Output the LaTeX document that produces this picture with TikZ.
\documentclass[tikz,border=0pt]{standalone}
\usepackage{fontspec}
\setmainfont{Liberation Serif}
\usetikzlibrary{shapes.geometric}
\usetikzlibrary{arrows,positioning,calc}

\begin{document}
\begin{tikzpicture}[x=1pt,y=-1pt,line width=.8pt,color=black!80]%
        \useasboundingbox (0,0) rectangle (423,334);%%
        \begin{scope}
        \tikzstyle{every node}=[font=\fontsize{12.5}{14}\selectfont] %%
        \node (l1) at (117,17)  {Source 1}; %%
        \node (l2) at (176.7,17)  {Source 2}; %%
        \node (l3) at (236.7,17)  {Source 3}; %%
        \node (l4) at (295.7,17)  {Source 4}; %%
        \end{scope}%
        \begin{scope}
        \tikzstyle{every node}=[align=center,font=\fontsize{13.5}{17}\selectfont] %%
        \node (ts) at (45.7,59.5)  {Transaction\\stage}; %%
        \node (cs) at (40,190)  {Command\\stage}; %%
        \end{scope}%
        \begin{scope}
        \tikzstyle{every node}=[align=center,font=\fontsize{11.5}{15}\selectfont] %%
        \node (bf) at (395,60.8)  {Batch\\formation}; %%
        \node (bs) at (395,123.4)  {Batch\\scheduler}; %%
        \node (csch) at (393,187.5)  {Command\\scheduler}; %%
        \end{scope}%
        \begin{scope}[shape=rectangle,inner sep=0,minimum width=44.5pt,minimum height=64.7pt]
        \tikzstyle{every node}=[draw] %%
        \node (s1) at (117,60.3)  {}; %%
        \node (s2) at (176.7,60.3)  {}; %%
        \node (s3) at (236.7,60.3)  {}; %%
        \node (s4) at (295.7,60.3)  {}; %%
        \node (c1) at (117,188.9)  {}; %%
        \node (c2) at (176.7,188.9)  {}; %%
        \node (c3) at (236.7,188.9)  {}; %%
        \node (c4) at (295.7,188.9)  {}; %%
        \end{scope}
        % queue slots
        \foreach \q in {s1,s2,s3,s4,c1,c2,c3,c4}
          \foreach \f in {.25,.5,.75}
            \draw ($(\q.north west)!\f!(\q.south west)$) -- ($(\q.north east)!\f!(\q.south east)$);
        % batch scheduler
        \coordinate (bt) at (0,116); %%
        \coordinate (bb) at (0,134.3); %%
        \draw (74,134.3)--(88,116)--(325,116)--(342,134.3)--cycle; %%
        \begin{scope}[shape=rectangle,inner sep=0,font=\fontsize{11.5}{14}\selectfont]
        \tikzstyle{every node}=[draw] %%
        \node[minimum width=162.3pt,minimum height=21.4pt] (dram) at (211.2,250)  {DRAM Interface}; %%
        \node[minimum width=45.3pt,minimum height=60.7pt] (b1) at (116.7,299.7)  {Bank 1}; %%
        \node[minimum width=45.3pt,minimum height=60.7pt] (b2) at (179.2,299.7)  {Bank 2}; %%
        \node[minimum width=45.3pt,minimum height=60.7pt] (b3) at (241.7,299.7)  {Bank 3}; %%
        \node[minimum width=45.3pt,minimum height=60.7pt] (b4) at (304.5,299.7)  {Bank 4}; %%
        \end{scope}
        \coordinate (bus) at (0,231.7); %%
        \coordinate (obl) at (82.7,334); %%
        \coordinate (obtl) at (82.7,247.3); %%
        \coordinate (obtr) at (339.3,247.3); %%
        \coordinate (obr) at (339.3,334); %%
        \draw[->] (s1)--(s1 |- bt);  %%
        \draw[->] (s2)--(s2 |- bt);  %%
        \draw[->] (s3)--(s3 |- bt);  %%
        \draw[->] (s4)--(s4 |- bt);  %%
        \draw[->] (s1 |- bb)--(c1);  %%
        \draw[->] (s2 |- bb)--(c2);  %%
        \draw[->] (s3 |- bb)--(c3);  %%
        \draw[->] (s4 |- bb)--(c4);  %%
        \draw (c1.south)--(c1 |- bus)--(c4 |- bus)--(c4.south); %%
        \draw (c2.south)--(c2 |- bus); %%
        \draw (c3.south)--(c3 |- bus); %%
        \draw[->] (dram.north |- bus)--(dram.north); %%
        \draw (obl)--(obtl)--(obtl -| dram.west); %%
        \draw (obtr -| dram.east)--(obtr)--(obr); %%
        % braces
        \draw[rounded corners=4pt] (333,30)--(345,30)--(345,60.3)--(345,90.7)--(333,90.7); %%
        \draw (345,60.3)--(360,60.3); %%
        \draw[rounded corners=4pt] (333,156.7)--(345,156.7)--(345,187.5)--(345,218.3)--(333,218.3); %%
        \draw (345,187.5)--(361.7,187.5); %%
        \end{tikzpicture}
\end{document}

* Exercise *
Return the material exactly as it stands.

* The reply *
Output the LaTeX document that produces this picture with TikZ.
\documentclass[tikz,border=0pt]{standalone}
\usepackage{fontspec}
\setmainfont{Liberation Serif}
\usetikzlibrary{shapes.geometric}
\usetikzlibrary{arrows,positioning,calc}

\begin{document}
\begin{tikzpicture}[x=1pt,y=-1pt,line width=.8pt,color=black!80]%
        \useasboundingbox (0,0) rectangle (423,334);%%
        \begin{scope}
        \tikzstyle{every node}=[font=\fontsize{12.5}{14}\selectfont] %%
        \node (l1) at (117,17)  {Source 1}; %%
        \node (l2) at (176.7,17)  {Source 2}; %%
        \node (l3) at (236.7,17)  {Source 3}; %%
        \node (l4) at (295.7,17)  {Source 4}; %%
        \end{scope}%
        \begin{scope}
        \tikzstyle{every node}=[align=center,font=\fontsize{13.5}{17}\selectfont] %%
        \node (ts) at (45.7,59.5)  {Transaction\\stage}; %%
        \node (cs) at (40,190)  {Command\\stage}; %%
        \end{scope}%
        \begin{scope}
        \tikzstyle{every node}=[align=center,font=\fontsize{11.5}{15}\selectfont] %%
        \node (bf) at (395,60.8)  {Batch\\formation}; %%
        \node (bs) at (395,123.4)  {Batch\\scheduler}; %%
        \node (csch) at (393,187.5)  {Command\\scheduler}; %%
        \end{scope}%
        \begin{scope}[shape=rectangle,inner sep=0,minimum width=44.5pt,minimum height=64.7pt]
        \tikzstyle{every node}=[draw] %%
        \node (s1) at (117,60.3)  {}; %%
        \node (s2) at (176.7,60.3)  {}; %%
        \node (s3) at (236.7,60.3)  {}; %%
        \node (s4) at (295.7,60.3)  {}; %%
        \node (c1) at (117,188.9)  {}; %%
        \node (c2) at (176.7,188.9)  {}; %%
        \node (c3) at (236.7,188.9)  {}; %%
        \node (c4) at (295.7,188.9)  {}; %%
        \end{scope}
        % queue slots
        \foreach \q in {s1,s2,s3,s4,c1,c2,c3,c4}
          \foreach \f in {.25,.5,.75}
            \draw ($(\q.north west)!\f!(\q.south west)$) -- ($(\q.north east)!\f!(\q.south east)$);
        % batch scheduler
        \coordinate (bt) at (0,116); %%
        \coordinate (bb) at (0,134.3); %%
        \draw (74,134.3)--(88,116)--(325,116)--(342,134.3)--cycle; %%
        \begin{scope}[shape=rectangle,inner sep=0,font=\fontsize{11.5}{14}\selectfont]
        \tikzstyle{every node}=[draw] %%
        \node[minimum width=162.3pt,minimum height=21.4pt] (dram) at (211.2,250)  {DRAM Interface}; %%
        \node[minimum width=45.3pt,minimum height=60.7pt] (b1) at (116.7,299.7)  {Bank 1}; %%
        \node[minimum width=45.3pt,minimum height=60.7pt] (b2) at (179.2,299.7)  {Bank 2}; %%
        \node[minimum width=45.3pt,minimum height=60.7pt] (b3) at (241.7,299.7)  {Bank 3}; %%
        \node[minimum width=45.3pt,minimum height=60.7pt] (b4) at (304.5,299.7)  {Bank 4}; %%
        \end{scope}
        \coordinate (bus) at (0,231.7); %%
        \coordinate (obl) at (82.7,334); %%
        \coordinate (obtl) at (82.7,247.3); %%
        \coordinate (obtr) at (339.3,247.3); %%
        \coordinate (obr) at (339.3,334); %%
        \draw[->] (s1)--(s1 |- bt);  %%
        \draw[->] (s2)--(s2 |- bt);  %%
        \draw[->] (s3)--(s3 |- bt);  %%
        \draw[->] (s4)--(s4 |- bt);  %%
        \draw[->] (s1 |- bb)--(c1);  %%
        \draw[->] (s2 |- bb)--(c2);  %%
        \draw[->] (s3 |- bb)--(c3);  %%
        \draw[->] (s4 |- bb)--(c4);  %%
        \draw (c1.south)--(c1 |- bus)--(c4 |- bus)--(c4.south); %%
        \draw (c2.south)--(c2 |- bus); %%
        \draw (c3.south)--(c3 |- bus); %%
        \draw[->] (dram.north |- bus)--(dram.north); %%
        \draw (obl)--(obtl)--(obtl -| dram.west); %%
        \draw (obtr -| dram.east)--(obtr)--(obr); %%
        % braces
        \draw[rounded corners=4pt] (333,30)--(345,30)--(345,60.3)--(345,90.7)--(333,90.7); %%
        \draw (345,60.3)--(360,60.3); %%
        \draw[rounded corners=4pt] (333,156.7)--(345,156.7)--(345,187.5)--(345,218.3)--(333,218.3); %%
        \draw (345,187.5)--(361.7,187.5); %%
        \end{tikzpicture}
\end{document}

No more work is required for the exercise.